Del valor de una buena conversa

El origen no fue el verbo, ese que aproxima a las gentes de buena voluntad. En nuestro caso, el principio de las herencias que somos fue la imposibilidad de diálogo, de entendimiento fecundo por la palabra. El español se decretó lenguaje del opresor, y el dios de los conquistadores impuso su silencio. Las prácticas de los otros quedaron excluidas de la voz y de su huella. Allí la mayor violencia que engendró una raza de parlanchines sin cuento… Vengo de una casa donde el decir implicaba responsabilidad, pertinencia. Sufrir ante la desmesura. Mi abuelo, don Isaac López, era una especie de juez de paz, a quien se buscaba para la conciliación. Él y sus hijos eran grandes contadores, gente de memoria. Desde niños aprendimos el valor de una buena conversa cuando nuestro padre, sereno y argumentativo, se transaba en tertulias con otros hombres del campo sobre el tiempo, cambios del clima humano y del medio ambiente… Rituales. Saber decir. Antropología de la escucha. El oído pensante. Estudios históricos de la audiencia. La fuerza del sonido… En mi corto camino he tenido largas conversas con prójimos de inteligencia como Elías Pino Iturrieta, Mario Spinetti Dini, Carlos González Batista, Luis Alfonso Bueno, Rafael Rivas Dugarte, Lubio Cardozo, Alberto Rodríguez Carucci, Gregory Zambrano, Carlos Sandoval, Belkis Rojas, Yolanda Delgado, Yoleida Guanipa o Efraín Contreras. En ellos nombro a muchos otros con quienes conversar es privilegio… Años de trabajo han nutrido el empeño de ser historiador con la fabla de viejos paraguaneros, cuyas palabras constituyen un mar tan vivo como el otro… De todos ellos se aprende en el sabroso don de sus conversas… Pero también dialogar puede tener el encanto de frivolidad y superficialidad… Esa es la maravilla, como diría Vinicius de Moraes, el arte del encuentro.


Ivana Aponte

Muchas de las conversaciones más trascendentales de mi vida se enlazan con dos personas: mi madre y mi abuela materna. Ada había fallecido antes de mi nacimiento, pero gracias a mi mamá conocí mucho de su vida.

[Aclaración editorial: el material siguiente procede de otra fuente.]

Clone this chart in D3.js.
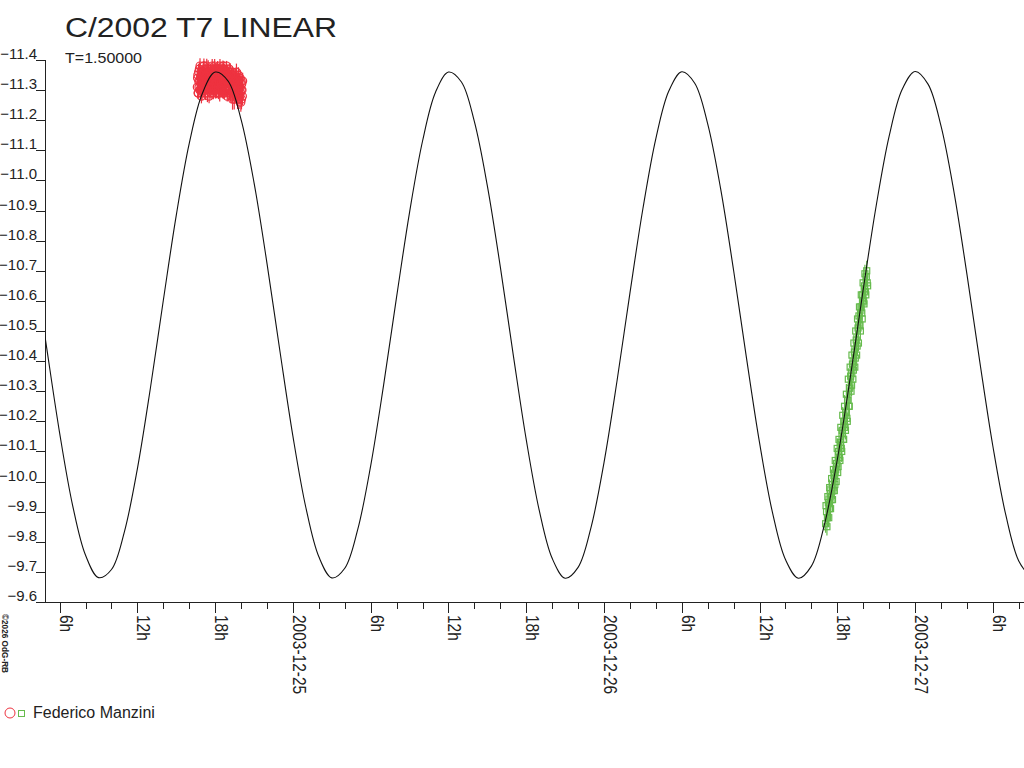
<!DOCTYPE html>
<html>
<head>
<meta charset="utf-8">
<script src="https://cdn.jsdelivr.net/npm/d3@7"></script>
<style>
  body { margin: 0; background: #fff; }
  svg { display: block; }
  text { font-family: "Liberation Sans", Arial, sans-serif; fill: #222; }
</style>
</head>
<body>
<script>
const chartTitle = "C/2002 T7 LINEAR";
const subTitle = "T=1.50000";
const observer = "Federico Manzini";
const credit = "©2026 OdG-RB";

// all times: hours since 2003-12-24 00:00 UT
const modelHours = [4,5,6,7,8,9,10,11,12,13,14,15,16,17,18,19,20,21,22,23,24,25,26,27,28,29,30,31,32,33,
  34,35,36,37,38,39,40,41,42,43,44,45,46,47,48,49,50,51,52,53,54,55,56,57,58,59,60,61,62,63,
  64,65,66,67,68,69,70,71,72,73,74,75,76,77,78,79,80,81];
const modelMag = [-10.736,-10.444,-10.161,-9.921,-9.755,-9.681,-9.708,-9.834,-10.043,-10.310,
  -10.602,-10.885,-11.123,-11.288,-11.360,-11.330,-11.202,-10.992,-10.724,-10.432,
  -10.150,-9.913,-9.750,-9.680,-9.712,-9.841,-10.053,-10.322,-10.614,-10.895,
  -11.131,-11.293,-11.360,-11.327,-11.195,-10.982,-10.713,-10.420,-10.139,-9.905,
  -9.745,-9.679,-9.715,-9.848,-10.063,-10.333,-10.626,-10.906,-11.139,-11.297,
  -11.361,-11.323,-11.188,-10.972,-10.701,-10.408,-10.129,-9.897,-9.741,-9.679,
  -9.719,-9.856,-10.073,-10.345,-10.638,-10.916,-11.147,-11.302,-11.362,-11.320,
  -11.181,-10.962,-10.689,-10.396,-10.118,-9.889,-9.736,-9.678];

// first session (red circles)
const redHours = [16.62,16.66,16.70,16.73,16.78,16.81,16.85,16.90,16.94,16.97,
  17.02,17.05,17.10,17.13,17.18,17.21,17.25,17.30,17.33,17.38,
  17.41,17.46,17.49,17.53,17.58,17.61,17.66,17.69,17.74,17.77,
  17.81,17.86,17.89,17.94,17.97,18.02,18.05,18.09,18.14,18.17,
  18.22,18.25,18.30,18.33,18.37,18.42,18.45,18.50,18.53,18.58,
  18.61,18.65,18.70,18.73,18.78,18.81,18.86,18.89,18.93,18.98,
  19.01,19.06,19.09,19.14,19.17,19.21,19.26,19.29,19.34,19.37,
  19.42,19.45,19.49,19.54,19.57,19.62,19.65,19.70,19.73,19.77,
  19.82,19.85,19.90,19.93,19.98,20.01,20.05,20.10,
  16.64,16.68,16.72,16.75,16.80,16.83,16.87,16.92,16.96,16.99,
  17.04,17.07,17.12,17.15,17.20,17.23,17.27,17.32,17.35,17.40,
  17.43,17.48,17.51,17.55,17.60,17.63,17.68,17.71,17.76,17.79,
  17.83,17.88,17.91,17.96,17.99,18.04,18.07,18.11,18.16,18.19,
  18.24,18.27,18.32,18.35,18.39,18.44,18.47,18.52,18.55,18.60,
  18.63,18.67,18.72,18.75,18.80,18.83,18.88,18.91,18.95,19.00,
  19.03,19.08,19.11,19.16,19.19,19.23,19.28,19.31,19.36,19.39,
  19.44,19.47,19.51,19.56,19.59,19.64,19.67,19.72,19.75,19.79,
  19.84,19.87,19.92,19.95,20.00,20.03,20.07,20.12];
const redMag = [-11.31,-11.35,-11.29,-11.33,-11.37,-11.30,-11.34,-11.32,-11.28,-11.36,
  -11.33,-11.30,-11.35,-11.38,-11.31,-11.34,-11.29,-11.36,-11.32,-11.35,
  -11.30,-11.37,-11.33,-11.28,-11.35,-11.32,-11.36,-11.31,-11.34,-11.38,
  -11.33,-11.29,-11.36,-11.32,-11.35,-11.30,-11.37,-11.33,-11.31,-11.35,
  -11.34,-11.29,-11.36,-11.32,-11.38,-11.31,-11.34,-11.30,-11.36,-11.33,
  -11.29,-11.35,-11.32,-11.37,-11.30,-11.34,-11.31,-11.36,-11.28,-11.33,
  -11.35,-11.30,-11.33,-11.36,-11.29,-11.32,-11.35,-11.31,-11.27,-11.34,
  -11.30,-11.33,-11.28,-11.35,-11.31,-11.29,-11.34,-11.30,-11.27,-11.32,
  -11.29,-11.33,-11.28,-11.31,-11.26,-11.30,-11.32,-11.28,
  -11.34,-11.29,-11.36,-11.31,-11.33,-11.38,-11.30,-11.35,-11.33,-11.29,
  -11.36,-11.32,-11.38,-11.30,-11.34,-11.37,-11.31,-11.33,-11.38,-11.29,
  -11.34,-11.31,-11.36,-11.33,-11.30,-11.37,-11.29,-11.35,-11.32,-11.31,
  -11.37,-11.34,-11.30,-11.38,-11.33,-11.36,-11.31,-11.29,-11.35,-11.37,
  -11.31,-11.36,-11.33,-11.29,-11.35,-11.37,-11.32,-11.36,-11.30,-11.38,
  -11.33,-11.37,-11.29,-11.34,-11.36,-11.31,-11.38,-11.33,-11.35,-11.30,
  -11.32,-11.37,-11.29,-11.34,-11.32,-11.28,-11.33,-11.36,-11.31,-11.29,
  -11.35,-11.27,-11.33,-11.30,-11.34,-11.36,-11.28,-11.33,-11.31,-11.35,
  -11.27,-11.31,-11.34,-11.29,-11.33,-11.27,-11.30,-11.33];
const redErr = [0.020,0.025,0.018,0.030,0.022,0.015,0.027,0.020,0.024,0.019,
  0.028,0.021,0.016,0.025,0.030,0.018,0.023,0.020,0.026,0.017,
  0.022,0.029,0.019,0.024,0.016,0.027,0.021,0.025,0.018,0.023,
  0.030,0.020,0.026,0.017,0.022,0.028,0.019,0.024,0.021,0.016,
  0.025,0.020,0.027,0.018,0.023,0.029,0.021,0.017,0.026,0.022,
  0.019,0.024,0.028,0.016,0.021,0.025,0.020,0.027,0.018,0.023,
  0.026,0.019,0.022,0.030,0.017,0.024,0.021,0.028,0.035,0.020,
  0.023,0.018,0.026,0.022,0.019,0.030,0.024,0.021,0.033,0.025,
  0.020,0.027,0.023,0.018,0.032,0.022,0.026,0.030,
  0.024,0.019,0.027,0.021,0.016,0.026,0.022,0.029,0.018,0.023,
  0.020,0.025,0.017,0.028,0.022,0.019,0.026,0.021,0.024,0.030,
  0.018,0.023,0.027,0.020,0.025,0.016,0.022,0.028,0.019,0.024,
  0.021,0.026,0.018,0.023,0.029,0.020,0.025,0.017,0.022,0.027,
  0.019,0.024,0.021,0.028,0.016,0.023,0.026,0.020,0.025,0.018,
  0.022,0.027,0.019,0.024,0.021,0.029,0.017,0.023,0.026,0.020,
  0.025,0.018,0.022,0.028,0.030,0.021,0.024,0.019,0.027,0.023,
  0.020,0.034,0.022,0.025,0.019,0.028,0.031,0.021,0.024,0.026,
  0.033,0.022,0.027,0.020,0.025,0.034,0.023,0.028];

// second session (green squares)
const greenHours = [65.10,65.17,65.24,65.31,65.38,65.45,65.52,65.60,65.67,65.74,
  65.81,65.88,65.95,66.03,66.10,66.17,66.24,66.31,66.38,66.46,
  66.53,66.60,66.67,66.74,66.81,66.89,66.96,67.03,67.10,67.17,
  67.24,67.32,67.39,67.46,67.53,67.60,67.67,67.75,67.82,67.89,
  67.96,68.03,68.10,68.17,68.24,68.31,
  65.13,65.20,65.27,65.34,65.41,65.48,65.56,65.63,65.70,65.77,
  65.84,65.91,65.99,66.06,66.13,66.20,66.27,66.34,66.42,66.49,
  66.56,66.63,66.70,66.77,66.85,66.92,66.99,67.06,67.13,67.20,
  67.28,67.35,67.42,67.49,67.56,67.63,67.71,67.78,67.85,67.92,
  67.99,68.06,68.13,68.20,68.27,68.34];
const greenMag = [-9.86,-9.90,-9.88,-9.93,-9.91,-9.96,-9.94,-9.99,-9.97,-10.02,
  -9.99,-10.04,-10.06,-10.03,-10.10,-10.08,-10.13,-10.11,-10.17,-10.14,
  -10.20,-10.18,-10.23,-10.21,-10.27,-10.25,-10.31,-10.35,-10.32,-10.39,
  -10.37,-10.43,-10.41,-10.47,-10.45,-10.51,-10.55,-10.52,-10.58,-10.56,
  -10.62,-10.60,-10.65,-10.63,-10.68,-10.66,
  -9.92,-9.85,-9.95,-9.88,-9.98,-9.91,-10.01,-9.94,-10.04,-9.97,
  -10.07,-10.00,-10.11,-10.05,-10.14,-10.07,-10.18,-10.10,-10.22,-10.14,
  -10.25,-10.17,-10.29,-10.20,-10.34,-10.25,-10.38,-10.30,-10.42,-10.34,
  -10.46,-10.38,-10.50,-10.42,-10.54,-10.46,-10.58,-10.50,-10.62,-10.54,
  -10.66,-10.59,-10.69,-10.62,-10.70,-10.65];
const greenErr = [0.030,0.035,0.028,0.033,0.038,0.030,0.026,0.036,0.032,0.029,
  0.034,0.040,0.031,0.027,0.037,0.033,0.030,0.035,0.028,0.039,
  0.032,0.036,0.029,0.034,0.031,0.038,0.027,0.033,0.036,0.030,
  0.035,0.032,0.040,0.029,0.034,0.031,0.037,0.028,0.033,0.036,
  0.030,0.034,0.029,0.035,0.032,0.031,
  0.033,0.029,0.036,0.031,0.027,0.035,0.030,0.038,0.032,0.028,
  0.036,0.031,0.034,0.029,0.039,0.033,0.030,0.035,0.028,0.032,
  0.037,0.030,0.034,0.029,0.036,0.031,0.033,0.038,0.030,0.035,
  0.029,0.034,0.031,0.037,0.032,0.028,0.035,0.030,0.033,0.036,
  0.031,0.034,0.030,0.036,0.033,0.029];

const yTickValues = [-11.4,-11.3,-11.2,-11.1,-11.0,-10.9,-10.8,-10.7,-10.6,-10.5,
  -10.4,-10.3,-10.2,-10.1,-10.0,-9.9,-9.8,-9.7,-9.6];

const RED = "#ee3340";
const GREEN = "#66bb4d";

const t0 = Date.UTC(2003, 11, 24);
const toDate = h => new Date(t0 + h * 3600e3);

const svg = d3.select(document.body).append("svg")
  .attr("width", 1024)
  .attr("height", 768);

const x = d3.scaleUtc()
  .domain([toDate(4.87), toDate(80.25)])
  .range([45, 1022]);

const y = d3.scaleLinear()
  .domain([-11.4, -9.6])
  .range([60, 602]);

// titles
svg.append("text")
  .attr("x", 65).attr("y", 37)
  .attr("font-size", 27)
  .attr("textLength", 272)
  .attr("lengthAdjust", "spacingAndGlyphs")
  .text(chartTitle);

svg.append("text")
  .attr("x", 65).attr("y", 63)
  .attr("font-size", 14)
  .attr("textLength", 77)
  .attr("lengthAdjust", "spacingAndGlyphs")
  .text(subTitle);

// y axis -----------------------------------
const yAxis = svg.append("g").attr("stroke", "#222");
yAxis.append("line")
  .attr("x1", 45.5).attr("x2", 45.5)
  .attr("y1", y(-11.4)).attr("y2", y(-9.6));
yAxis.selectAll("tick")
  .data(yTickValues)
  .join("line")
    .attr("x1", 36).attr("x2", 45)
    .attr("y1", d => Math.round(y(d)) + 0.5)
    .attr("y2", d => Math.round(y(d)) + 0.5);
svg.append("g")
  .selectAll("text")
  .data(yTickValues)
  .join("text")
    .attr("x", 37)
    .attr("y", d => y(d) - 1)
    .attr("text-anchor", "end")
    .attr("font-size", 15)
    .text(d => d3.format(".1f")(d));

// x axis -----------------------------------
const xAxis = svg.append("g").attr("stroke", "#222");
xAxis.append("line")
  .attr("x1", 36).attr("x2", 1024)
  .attr("y1", 602.5).attr("y2", 602.5);

const xTicks = x.ticks(d3.utcHour.every(2));
const isMajor = d => d.getUTCHours() % 6 === 0;

xAxis.selectAll("tick")
  .data(xTicks)
  .join("line")
    .attr("x1", d => Math.round(x(d)) + 0.5)
    .attr("x2", d => Math.round(x(d)) + 0.5)
    .attr("y1", 602)
    .attr("y2", d => isMajor(d) ? 613 : 609);

svg.append("g")
  .selectAll("text")
  .data(xTicks.filter(isMajor))
  .join("text")
    .attr("transform", d => `translate(${Math.round(x(d))},615) rotate(90) scale(1,1.15)`)
    .attr("font-size", 15.5)
    .text(d => d.getUTCHours() === 0 ? d3.utcFormat("%Y-%m-%d")(d) : `${d.getUTCHours()}h`);

// credit, vertical at the left edge
svg.append("text")
  .attr("transform", "translate(2,614) rotate(90)")
  .attr("font-size", 9.5)
  .attr("font-weight", "bold")
  .attr("textLength", 59)
  .attr("lengthAdjust", "spacingAndGlyphs")
  .text(credit);

// plot area --------------------------------
svg.append("defs").append("clipPath")
  .attr("id", "plot")
  .append("rect")
    .attr("x", 45).attr("y", 0)
    .attr("width", 979).attr("height", 602);

const plot = svg.append("g").attr("clip-path", "url(#plot)");

const redData = redHours.map((h, i) => ({ t: toDate(h), m: redMag[i], e: redErr[i] }));
const greenData = greenHours.map((h, i) => ({ t: toDate(h), m: greenMag[i], e: greenErr[i] }));

// red circles with error bars
const red = plot.append("g")
  .attr("stroke", RED)
  .attr("stroke-width", 1.2)
  .attr("fill", "none");
red.selectAll("err")
  .data(redData)
  .join("line")
    .attr("x1", d => x(d.t)).attr("x2", d => x(d.t))
    .attr("y1", d => y(d.m - d.e)).attr("y2", d => y(d.m + d.e));
red.selectAll("pt")
  .data(redData)
  .join("circle")
    .attr("cx", d => x(d.t))
    .attr("cy", d => y(d.m))
    .attr("r", 4);

// green squares with error bars
const green = plot.append("g")
  .attr("stroke", GREEN)
  .attr("stroke-width", 1.2)
  .attr("fill", "none");
green.selectAll("err")
  .data(greenData)
  .join("line")
    .attr("x1", d => x(d.t)).attr("x2", d => x(d.t))
    .attr("y1", d => y(d.m - d.e)).attr("y2", d => y(d.m + d.e));
green.selectAll("pt")
  .data(greenData)
  .join("rect")
    .attr("x", d => x(d.t) - 3)
    .attr("y", d => y(d.m) - 3)
    .attr("width", 6)
    .attr("height", 6);

// model curve
const line = d3.line()
  .x((d, i) => x(toDate(modelHours[i])))
  .y(d => y(d))
  .curve(d3.curveCatmullRom);

plot.append("path")
  .attr("d", line(modelMag))
  .attr("fill", "none")
  .attr("stroke", "#111")
  .attr("stroke-width", 1.1);

// legend
svg.append("circle")
  .attr("cx", 10).attr("cy", 713).attr("r", 5)
  .attr("fill", "none").attr("stroke", RED);
svg.append("rect")
  .attr("x", 18.5).attr("y", 710.5)
  .attr("width", 6).attr("height", 6)
  .attr("fill", "none").attr("stroke", GREEN);
svg.append("text")
  .attr("x", 33).attr("y", 718)
  .attr("font-size", 16)
  .text(observer);
</script>
</body>
</html>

De las anécdotas familiares aprendí muchas cosas, como la importancia de la narración oral y la lectura. Conservo esos valores desde la infancia.

Ada era una mujer muy creativa. Ella reunía a sus hijos para contar historias mientras llovía y se esperaba que volviera la electricidad. También inventaba relatos a partir de las imágenes de los libros. Todos sus relatos eran distintos.

Cuando mi mamá estaba en la escuela, su maestra, Ana Penso, le asignó llevar un libro a casa para que mi abuela leyera un cuento. El objetivo de ello era promover a los estudiantes la lectura y el comentario de los cuentos en clase. Sin que Marlene se diera cuenta, Ada narraba una historia a partir de las ilustraciones y ésta no tenía ninguna relación con el texto. La maestra descubrió la discrepancia y mi mamá tuvo que repetir la tarea con otro libro. En casa, cuando ella pidió que le contara la verdadera historia, mi abuela confesó que no sabía leer ni escribir.

Mi madre logró que Ada aprendiera a escribir su nombre en la cédula. Sin embargo, nunca pudo leer. Marlene entonces se dedicó a ser su lectora. Durante años le leía desde Condorito y las novelas de Corín Tellado hasta la Crónica Policial (si preguntaba por ciertas palabras, mi abuela contestaba: “¡No pregunte! ¡Eso es malo!”). Marlene, tiempo después, conocería los significados gracias a un diccionario Larousse que le regaló un tío. Muchos años después, ese mismo diccionario lo consultoría para mis propios estudios y lecturas.